-- BEGIN --

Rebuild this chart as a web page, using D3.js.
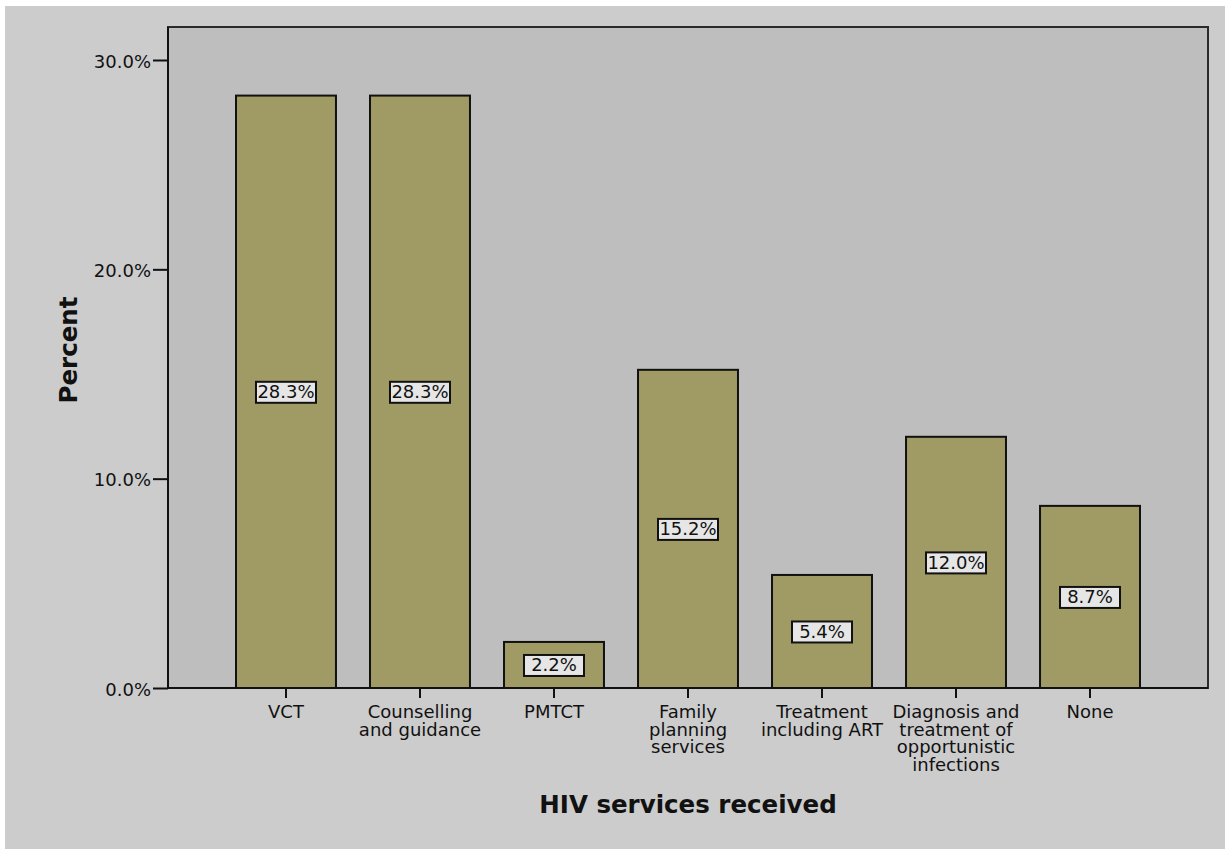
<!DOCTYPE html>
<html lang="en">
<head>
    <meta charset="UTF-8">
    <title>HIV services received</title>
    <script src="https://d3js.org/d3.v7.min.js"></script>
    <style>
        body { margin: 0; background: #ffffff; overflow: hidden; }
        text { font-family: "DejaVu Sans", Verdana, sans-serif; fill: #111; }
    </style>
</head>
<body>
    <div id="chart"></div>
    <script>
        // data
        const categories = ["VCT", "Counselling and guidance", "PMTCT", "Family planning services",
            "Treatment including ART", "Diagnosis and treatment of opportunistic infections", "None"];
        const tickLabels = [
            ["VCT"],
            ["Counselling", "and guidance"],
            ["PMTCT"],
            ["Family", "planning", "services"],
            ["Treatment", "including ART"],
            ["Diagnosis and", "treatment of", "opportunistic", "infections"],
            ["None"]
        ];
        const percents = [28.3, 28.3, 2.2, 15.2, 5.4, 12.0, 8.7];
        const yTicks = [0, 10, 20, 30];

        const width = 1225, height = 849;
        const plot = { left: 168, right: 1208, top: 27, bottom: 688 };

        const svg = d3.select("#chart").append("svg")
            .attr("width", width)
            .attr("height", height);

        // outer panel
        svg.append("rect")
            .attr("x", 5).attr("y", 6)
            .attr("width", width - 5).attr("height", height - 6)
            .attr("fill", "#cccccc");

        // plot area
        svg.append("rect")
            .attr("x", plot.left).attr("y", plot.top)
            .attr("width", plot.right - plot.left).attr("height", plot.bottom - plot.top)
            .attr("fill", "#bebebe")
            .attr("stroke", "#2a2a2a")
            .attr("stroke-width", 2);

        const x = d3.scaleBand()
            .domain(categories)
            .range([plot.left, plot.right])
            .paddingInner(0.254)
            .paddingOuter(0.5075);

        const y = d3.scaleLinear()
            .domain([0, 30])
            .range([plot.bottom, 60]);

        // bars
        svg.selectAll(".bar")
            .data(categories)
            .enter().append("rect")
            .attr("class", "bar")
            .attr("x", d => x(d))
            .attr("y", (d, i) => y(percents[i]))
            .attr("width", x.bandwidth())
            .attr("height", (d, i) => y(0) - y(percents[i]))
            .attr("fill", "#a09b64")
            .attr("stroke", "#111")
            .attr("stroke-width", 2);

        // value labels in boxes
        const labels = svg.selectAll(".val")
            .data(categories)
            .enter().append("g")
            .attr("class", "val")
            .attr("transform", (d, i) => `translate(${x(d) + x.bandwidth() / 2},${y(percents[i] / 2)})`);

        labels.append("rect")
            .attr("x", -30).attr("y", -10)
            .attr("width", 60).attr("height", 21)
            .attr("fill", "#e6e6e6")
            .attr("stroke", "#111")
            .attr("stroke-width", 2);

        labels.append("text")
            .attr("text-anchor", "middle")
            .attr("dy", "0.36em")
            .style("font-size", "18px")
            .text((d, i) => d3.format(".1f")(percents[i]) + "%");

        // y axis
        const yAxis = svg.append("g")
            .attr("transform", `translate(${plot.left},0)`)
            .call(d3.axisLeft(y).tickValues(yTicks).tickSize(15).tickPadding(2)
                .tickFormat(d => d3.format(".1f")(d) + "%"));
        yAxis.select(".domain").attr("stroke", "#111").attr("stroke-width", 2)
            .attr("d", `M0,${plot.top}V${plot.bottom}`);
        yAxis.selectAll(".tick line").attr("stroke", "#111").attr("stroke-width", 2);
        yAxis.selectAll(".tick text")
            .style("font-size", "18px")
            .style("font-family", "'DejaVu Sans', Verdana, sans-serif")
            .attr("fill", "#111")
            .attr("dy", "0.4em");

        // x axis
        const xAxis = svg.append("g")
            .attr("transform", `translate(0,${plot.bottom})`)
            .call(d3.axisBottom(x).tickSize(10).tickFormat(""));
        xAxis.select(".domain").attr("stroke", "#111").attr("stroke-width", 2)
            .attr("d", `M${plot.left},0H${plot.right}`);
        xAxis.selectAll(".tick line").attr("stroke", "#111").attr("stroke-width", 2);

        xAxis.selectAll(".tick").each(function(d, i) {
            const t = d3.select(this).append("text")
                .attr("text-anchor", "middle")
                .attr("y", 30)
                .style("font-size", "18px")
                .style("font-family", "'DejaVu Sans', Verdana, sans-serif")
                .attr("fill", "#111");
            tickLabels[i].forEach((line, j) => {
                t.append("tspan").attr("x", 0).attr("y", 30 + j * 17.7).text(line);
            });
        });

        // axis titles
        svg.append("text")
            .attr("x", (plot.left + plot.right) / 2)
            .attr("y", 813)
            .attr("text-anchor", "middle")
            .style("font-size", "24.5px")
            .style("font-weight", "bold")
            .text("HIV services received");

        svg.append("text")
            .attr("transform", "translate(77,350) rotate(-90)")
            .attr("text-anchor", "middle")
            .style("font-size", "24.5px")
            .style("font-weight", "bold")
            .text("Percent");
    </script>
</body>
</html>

-- END --

◆ **INSTRUCTIONS FOR THE TASK**
Return, unchanged, the lines from the first line of the material through the line that holds "27, bottom: 688", inclusive, omitting pictures.

◆ **SOLUTION TO THIS EXERCISE**
Rebuild this chart as a web page, using D3.js.
<!DOCTYPE html>
<html lang="en">
<head>
    <meta charset="UTF-8">
    <title>HIV services received</title>
    <script src="https://d3js.org/d3.v7.min.js"></script>
    <style>
        body { margin: 0; background: #ffffff; overflow: hidden; }
        text { font-family: "DejaVu Sans", Verdana, sans-serif; fill: #111; }
    </style>
</head>
<body>
    <div id="chart"></div>
    <script>
        // data
        const categories = ["VCT", "Counselling and guidance", "PMTCT", "Family planning services",
            "Treatment including ART", "Diagnosis and treatment of opportunistic infections", "None"];
        const tickLabels = [
            ["VCT"],
            ["Counselling", "and guidance"],
            ["PMTCT"],
            ["Family", "planning", "services"],
            ["Treatment", "including ART"],
            ["Diagnosis and", "treatment of", "opportunistic", "infections"],
            ["None"]
        ];
        const percents = [28.3, 28.3, 2.2, 15.2, 5.4, 12.0, 8.7];
        const yTicks = [0, 10, 20, 30];

        const width = 1225, height = 849;
        const plot = { left: 168, right: 1208, top: 27, bottom: 688 };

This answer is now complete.